¶ 1 This case involves whether Defendants probation was properly revoked, resulting in the activation of his suspended prison sentence.
I. Background
¶ 2 Defendant was convicted of assault with a deadly weapon inflicting serious injury and habitual misdemeanor assault. He was sentenced to a term of imprisonment of 23-40 months. However, his sentence was suspended, and he was placed on supervised probation for 24 months.
¶ 3 About one year into Defendants probation, his probation officer filed two reports alleging Defendant violated the terms of his probation. One report alleged that Defendant had committed a new criminal offense, namely, “POSSESSION OF DRUG PARAPHERNALIA.” During a hearing on the matter, Defendant admitted he had violated that condition of probation, notwithstanding that he had yet to be convicted for the new crime.
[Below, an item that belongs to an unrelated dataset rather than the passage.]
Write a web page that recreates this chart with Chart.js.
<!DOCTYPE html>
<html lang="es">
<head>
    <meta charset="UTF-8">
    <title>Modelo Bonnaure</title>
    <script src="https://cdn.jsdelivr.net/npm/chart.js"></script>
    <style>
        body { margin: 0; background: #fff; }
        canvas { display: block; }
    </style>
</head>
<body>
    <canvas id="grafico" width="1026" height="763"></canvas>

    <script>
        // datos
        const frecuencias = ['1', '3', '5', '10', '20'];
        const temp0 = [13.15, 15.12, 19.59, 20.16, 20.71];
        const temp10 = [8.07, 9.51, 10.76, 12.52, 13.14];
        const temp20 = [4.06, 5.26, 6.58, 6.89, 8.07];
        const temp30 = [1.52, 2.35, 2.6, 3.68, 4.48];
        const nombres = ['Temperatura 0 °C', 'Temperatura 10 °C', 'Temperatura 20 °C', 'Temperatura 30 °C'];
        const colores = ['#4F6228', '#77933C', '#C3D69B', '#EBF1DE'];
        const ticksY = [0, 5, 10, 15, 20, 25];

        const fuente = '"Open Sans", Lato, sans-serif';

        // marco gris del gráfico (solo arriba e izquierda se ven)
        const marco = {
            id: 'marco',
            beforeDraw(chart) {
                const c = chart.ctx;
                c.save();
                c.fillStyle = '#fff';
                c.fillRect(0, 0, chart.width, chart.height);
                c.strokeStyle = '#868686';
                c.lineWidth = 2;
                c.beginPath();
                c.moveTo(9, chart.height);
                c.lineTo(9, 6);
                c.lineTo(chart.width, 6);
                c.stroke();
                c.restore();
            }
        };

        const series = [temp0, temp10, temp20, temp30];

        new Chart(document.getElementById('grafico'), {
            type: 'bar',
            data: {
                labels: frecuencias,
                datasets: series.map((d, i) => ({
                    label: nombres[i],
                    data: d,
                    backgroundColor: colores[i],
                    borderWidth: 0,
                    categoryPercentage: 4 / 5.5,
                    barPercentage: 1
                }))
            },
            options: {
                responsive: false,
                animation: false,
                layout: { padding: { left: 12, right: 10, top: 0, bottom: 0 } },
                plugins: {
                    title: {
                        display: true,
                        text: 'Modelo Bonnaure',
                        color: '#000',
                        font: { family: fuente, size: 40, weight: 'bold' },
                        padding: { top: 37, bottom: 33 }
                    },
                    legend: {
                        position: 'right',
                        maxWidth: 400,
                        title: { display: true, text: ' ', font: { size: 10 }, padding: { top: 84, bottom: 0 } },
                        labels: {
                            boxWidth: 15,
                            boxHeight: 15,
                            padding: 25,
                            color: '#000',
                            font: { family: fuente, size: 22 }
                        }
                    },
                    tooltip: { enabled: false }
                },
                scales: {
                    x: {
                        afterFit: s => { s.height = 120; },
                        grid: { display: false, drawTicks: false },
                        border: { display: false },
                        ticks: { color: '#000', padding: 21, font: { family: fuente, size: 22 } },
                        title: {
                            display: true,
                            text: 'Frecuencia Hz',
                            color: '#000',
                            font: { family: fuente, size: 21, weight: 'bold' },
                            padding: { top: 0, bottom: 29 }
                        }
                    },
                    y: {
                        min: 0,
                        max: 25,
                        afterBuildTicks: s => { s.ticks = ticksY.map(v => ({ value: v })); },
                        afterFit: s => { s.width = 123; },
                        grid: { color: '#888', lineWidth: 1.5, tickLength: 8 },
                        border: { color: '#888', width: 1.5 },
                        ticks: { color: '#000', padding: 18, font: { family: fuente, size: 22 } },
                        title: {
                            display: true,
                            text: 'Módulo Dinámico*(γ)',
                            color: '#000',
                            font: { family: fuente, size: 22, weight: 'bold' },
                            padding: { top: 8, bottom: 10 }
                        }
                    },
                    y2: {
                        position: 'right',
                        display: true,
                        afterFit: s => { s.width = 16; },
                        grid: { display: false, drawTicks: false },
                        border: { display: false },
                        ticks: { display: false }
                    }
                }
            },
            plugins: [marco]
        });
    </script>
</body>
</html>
¶ 4 The trial court found that Defendant violated his probation and revoked his probation, activating his suspended sentence. Defendant appealed.
II. Analysis
¶ 5 Defendant has failed to preserve his appeal. However, he has petitioned our Court to issue a writ of certiorari. The State does not oppose this petition. In our discretion, we grant Defendants petition.
¶ 6 Turning to the merits of the appeal, Defendant argues that the trial court erred by revoking his probation. We disagree.
¶ 7 On appeal, this Court reviews the trial courts decision to revoke probation for an abuse of discretion. State v. Guffey, 253 N.C. 43, 45, 116 S.E.2d 148, 150 (1960).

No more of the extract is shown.